Only the lines from the start of the data through the line with "const reactionCounts = [168, 194, 136, 59, 43, 99];" belong in the copy. Restate them word for word, minus the pictures.
═══ RECORDS SHOWN ═══
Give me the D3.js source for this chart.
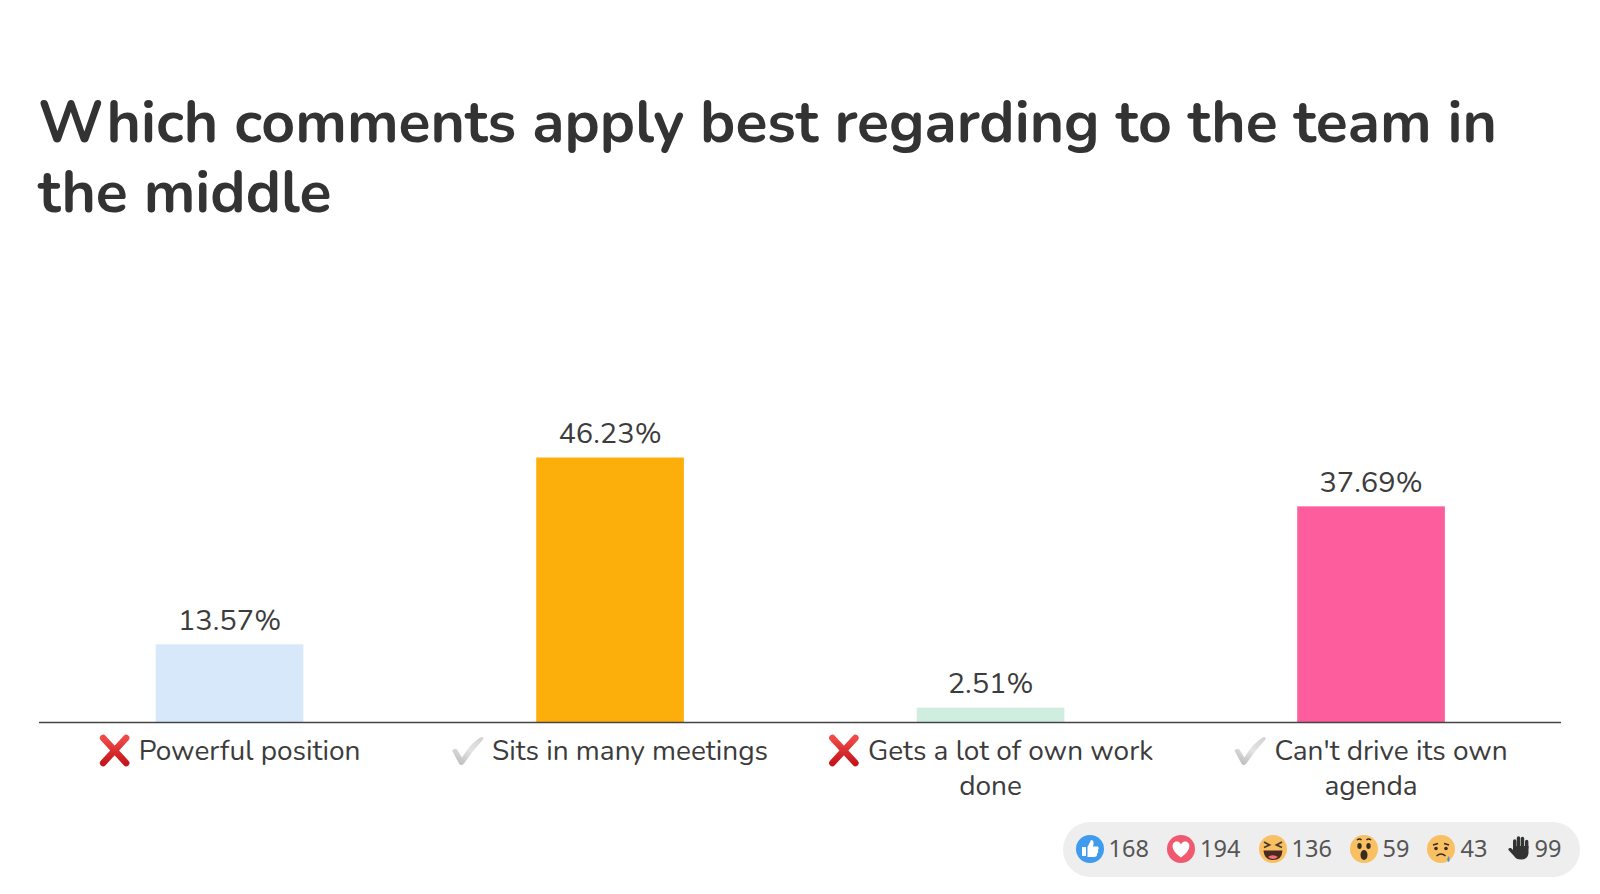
<!DOCTYPE html>
<html><head><meta charset="utf-8">
<script src="https://cdn.jsdelivr.net/npm/d3@7"></script>
<style>html,body{margin:0;padding:0;background:#fff}svg{display:block}</style>
</head><body><svg id="c" width="1600" height="894"></svg>
<script>
const titleLines = ["Which comments apply best regarding to the team in", "the middle"];
const categories = ["Powerful position", "Sits in many meetings", "Gets a lot of own work done", "Can't drive its own agenda"];
const categoryLines = [["Powerful position"], ["Sits in many meetings"], ["Gets a lot of own work", "done"], ["Can't drive its own", "agenda"]];
const marks = ["cross", "check", "cross", "check"];
const values = [13.57, 46.23, 2.51, 37.69];
const valueLabels = ["13.57%", "46.23%", "2.51%", "37.69%"];
const barColors = ["#d6e8f9", "#fcaf0b", "#d0eedf", "#fd5c9d"];
const reactionKinds = ["like", "love", "haha", "wow", "sad", "hand"];
const reactionCounts = [168, 194, 136, 59, 43, 99];

const FONT = "Nunito, Lato, 'Noto Sans', sans-serif";
const svg = d3.select("#c");
const x = d3.scaleBand().domain(categories).range([39.3, 1561.3]).paddingInner(0.612).paddingOuter(0.306);
const y = d3.scaleLinear().domain([0, 46.23]).range([722, 457.5]);

const defs = svg.append("defs");
const rg = defs.append("linearGradient").attr("id","redG").attr("x1",0).attr("y1",0).attr("x2",0).attr("y2",1);
rg.append("stop").attr("offset",0).attr("stop-color","#f04a48");
rg.append("stop").attr("offset",1).attr("stop-color","#c5161c");
const gg = defs.append("linearGradient").attr("id","greyG").attr("x1",0.2).attr("y1",1).attr("x2",0.8).attr("y2",0);
gg.append("stop").attr("offset",0).attr("stop-color","#bcbcbc");
gg.append("stop").attr("offset",0.55).attr("stop-color","#e4e4e4");
gg.append("stop").attr("offset",1).attr("stop-color","#d4d4d4");

svg.append("g").selectAll("text").data(titleLines).join("text")
  .attr("x", 38).attr("y", (d,i)=>142+i*69.5)
  .attr("font-family", FONT).attr("font-weight", 700).attr("font-size", 58.9)
  .attr("fill", "#333333").text(d=>d);

svg.append("g").selectAll("rect").data(values).join("rect")
  .attr("x",(d,i)=>x(categories[i])).attr("width",x.bandwidth())
  .attr("y",d=>y(d)).attr("height",d=>y(0)-y(d))
  .attr("fill",(d,i)=>barColors[i]);

svg.append("g").selectAll("text").data(values).join("text")
  .attr("x",(d,i)=>x(categories[i])+x.bandwidth()/2)
  .attr("y",d=>y(d)-14.5)
  .attr("text-anchor","middle").attr("font-family",FONT).attr("font-size",29).attr("fill","#3c3c3c")
  .text((d,i)=>valueLabels[i]);

svg.append("line").attr("x1",39).attr("x2",1561).attr("y1",722.5).attr("y2",722.5).attr("stroke","#444").attr("stroke-width",1.3);

function drawMark(g, kind){
  if(kind==="cross"){
    g.append("path").attr("d","M-11.5,-12.5 L11.5,12.5 M11.5,-12.5 L-11.5,12.5").attr("stroke","url(#redG)")
      .attr("stroke-width",6.5).attr("stroke-linecap","round").attr("fill","none");
  } else {
    g.append("path").attr("d","M-17,0 Q-14,-3 -12,-1 L-7,7 Q2,-8 12,-13.5 Q15,-13.5 14,-11 Q3,1 -5,13 Q-8,16 -10,13 Z").attr("fill","url(#greyG)");
  }
}
const labelG = svg.append("g").selectAll("g").data(categories).join("g");
labelG.each(function(d,i){
  const cx = x(d)+x.bandwidth()/2, g = d3.select(this);
  const lines = categoryLines[i];
  const iconW = 40;
  const t1 = g.append("text").attr("x",0).attr("y",760).attr("font-family",FONT).attr("font-size",28).attr("fill","#3c3c3c").text(lines[0]);
  const w = t1.node().getComputedTextLength();
  const start = cx-(w+iconW)/2;
  t1.attr("x",start+iconW);
  drawMark(g.append("g").attr("transform",`translate(${start+ (marks[i]==="cross"?16:17)},750.5)`), marks[i]);
  if(lines[1]) g.append("text").attr("x",cx).attr("y",795).attr("text-anchor","middle").attr("font-family",FONT).attr("font-size",28).attr("fill","#3c3c3c").text(lines[1]);
});

svg.append("rect").attr("x",1063).attr("y",822).attr("width",517).attr("height",55).attr("rx",27.5).attr("fill","#eeeeee");
const iconX = [1090,1181,1273,1364,1441,1519], textX=[1108.5,1200,1291.5,1382.5,1460.5,1534.5];
const faceY = 849;
function drawReaction(g,k){
  if(k==="like"){
    g.append("circle").attr("r",14).attr("fill","#3f9bee");
    g.append("path").attr("fill","#fff").attr("d","M-8,-2 h4 v9 h-4 Z M-2.5,-2 L1,-9 Q4,-9 3.5,-5 L3,-2.5 H8 Q9.5,-1 8,1 Q9,3 7,5 Q7.5,7.5 4,8 H-2.5 Z");
  } else if(k==="love"){
    g.append("circle").attr("r",14).attr("fill","#f0596f");
    g.append("path").attr("fill","#fff").attr("d","M0,8.5 C-13,-1 -8,-8 -4,-7.5 C-2,-7.5 -0.5,-6 0,-4.5 C0.5,-6 2,-7.5 4,-7.5 C8,-8 13,-1 0,8.5 Z");
  } else {
    g.append("circle").attr("r",14).attr("fill","#f8c063");
    if(k==="haha"){
      g.append("path").attr("fill","none").attr("stroke","#4a3a2a").attr("stroke-width",1.8).attr("d","M-9,-7 L-3.5,-4 L-9,-1.5 M9,-7 L3.5,-4 L9,-1.5");
      g.append("path").attr("fill","#4a2a20").attr("d","M-9.5,1.5 H9.5 Q9,11 0,11 Q-9,11 -9.5,1.5 Z");
      g.append("path").attr("fill","#ef6f7b").attr("d","M-5,8 Q0,4.5 5,8 Q0,12 -5,8 Z");
    } else if(k==="wow"){
      g.append("ellipse").attr("cx",-4.5).attr("cy",-3).attr("rx",2.2).attr("ry",3).attr("fill","#3a2a20");
      g.append("ellipse").attr("cx",4.5).attr("cy",-3).attr("rx",2.2).attr("ry",3).attr("fill","#3a2a20");
      g.append("ellipse").attr("cx",0).attr("cy",6).attr("rx",3.5).attr("ry",5).attr("fill","#3a2a20");
      g.append("path").attr("fill","none").attr("stroke","#3a2a20").attr("stroke-width",1.4).attr("d","M-7,-9 Q-4.5,-11 -2.5,-9 M2.5,-9 Q4.5,-11 7,-9");
    } else {
      g.append("circle").attr("cx",-5).attr("cy",-0.5).attr("r",1.8).attr("fill","#3a2a20");
      g.append("circle").attr("cx",5).attr("cy",-0.5).attr("r",1.8).attr("fill","#3a2a20");
      g.append("path").attr("fill","none").attr("stroke","#3a2a20").attr("stroke-width",1.5).attr("d","M-4.5,7 Q0,3 4.5,7 M-8,-4 L-3,-5.5 M8,-4 L3,-5.5");
      g.append("path").attr("fill","#4a90d9").attr("d","M7.5,7 Q10,11 7.5,13 Q5,11 7.5,7 Z");
    }
  }
}
const rG = svg.append("g").selectAll("g").data(reactionCounts).join("g");
rG.each(function(d,i){
  const g = d3.select(this), k = reactionKinds[i];
  if(k==="hand"){
    const h = g.append("g").attr("transform",`translate(${iconX[i]},${faceY-1})`);
    h.append("path").attr("fill","#333").attr("d","M-6,-2 H9.5 V5 Q9,11.5 2,11.5 Q-3,11.5 -5,8 L-10.5,2 Q-11,-0.5 -8,0 L-6,2 Z");
    h.append("path").attr("stroke","#333").attr("stroke-width",3.4).attr("stroke-linecap","round").attr("fill","none")
      .attr("d","M-4.3,0 V-7 M-0.5,0 V-10 M3.5,0 V-9.5 M7.7,0 V-6.5");
  } else {
    drawReaction(g.append("g").attr("transform",`translate(${iconX[i]},${faceY})`),k);
  }
  g.append("text").attr("x",textX[i]).attr("y",857).attr("font-family","'Noto Sans',sans-serif").attr("font-size",23.5).attr("fill","#555").text(d);
});
</script></body></html>
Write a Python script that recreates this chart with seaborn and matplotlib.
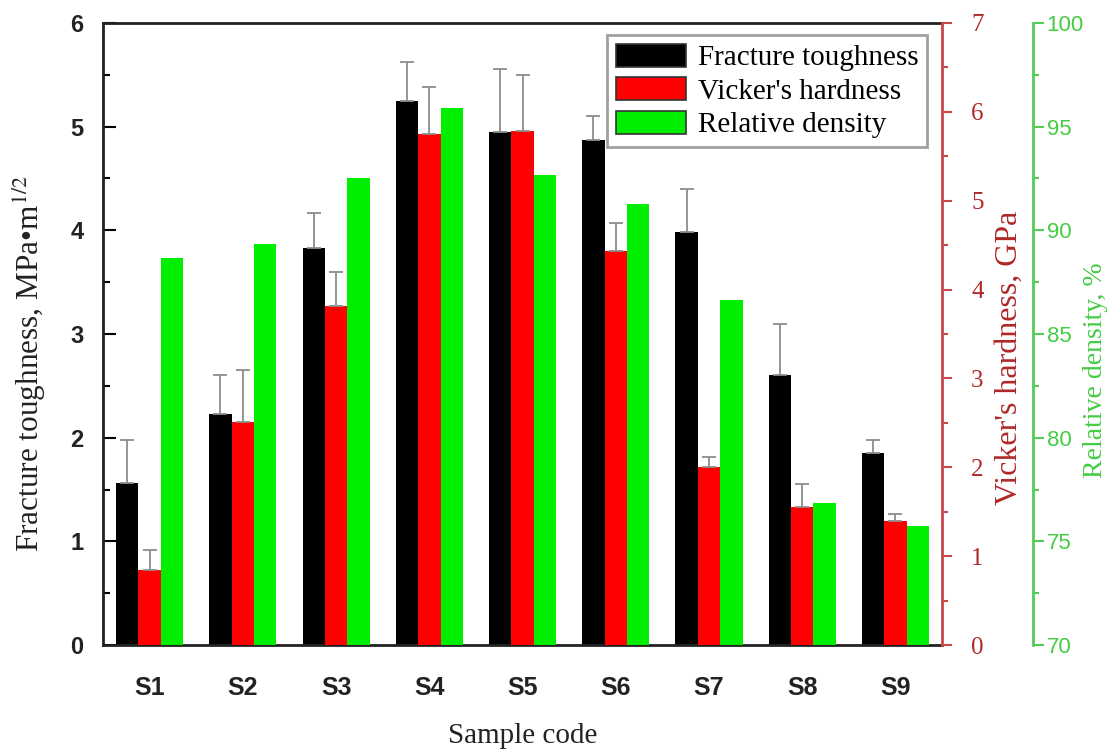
═══
> [FINISHED ANSWER]
Give me the D3.js source for this chart.
<!DOCTYPE html>
<html><head><meta charset="utf-8">
<script src="https://cdn.jsdelivr.net/npm/d3@7"></script>
<style>html,body{margin:0;padding:0;background:#fff}svg{display:block}</style>
</head><body><svg id="c" width="1600" height="894"></svg>
<script>
const titleLines = ["Which comments apply best regarding to the team in", "the middle"];
const categories = ["Powerful position", "Sits in many meetings", "Gets a lot of own work done", "Can't drive its own agenda"];
const categoryLines = [["Powerful position"], ["Sits in many meetings"], ["Gets a lot of own work", "done"], ["Can't drive its own", "agenda"]];
const marks = ["cross", "check", "cross", "check"];
const values = [13.57, 46.23, 2.51, 37.69];
const valueLabels = ["13.57%", "46.23%", "2.51%", "37.69%"];
const barColors = ["#d6e8f9", "#fcaf0b", "#d0eedf", "#fd5c9d"];
const reactionKinds = ["like", "love", "haha", "wow", "sad", "hand"];
const reactionCounts = [168, 194, 136, 59, 43, 99];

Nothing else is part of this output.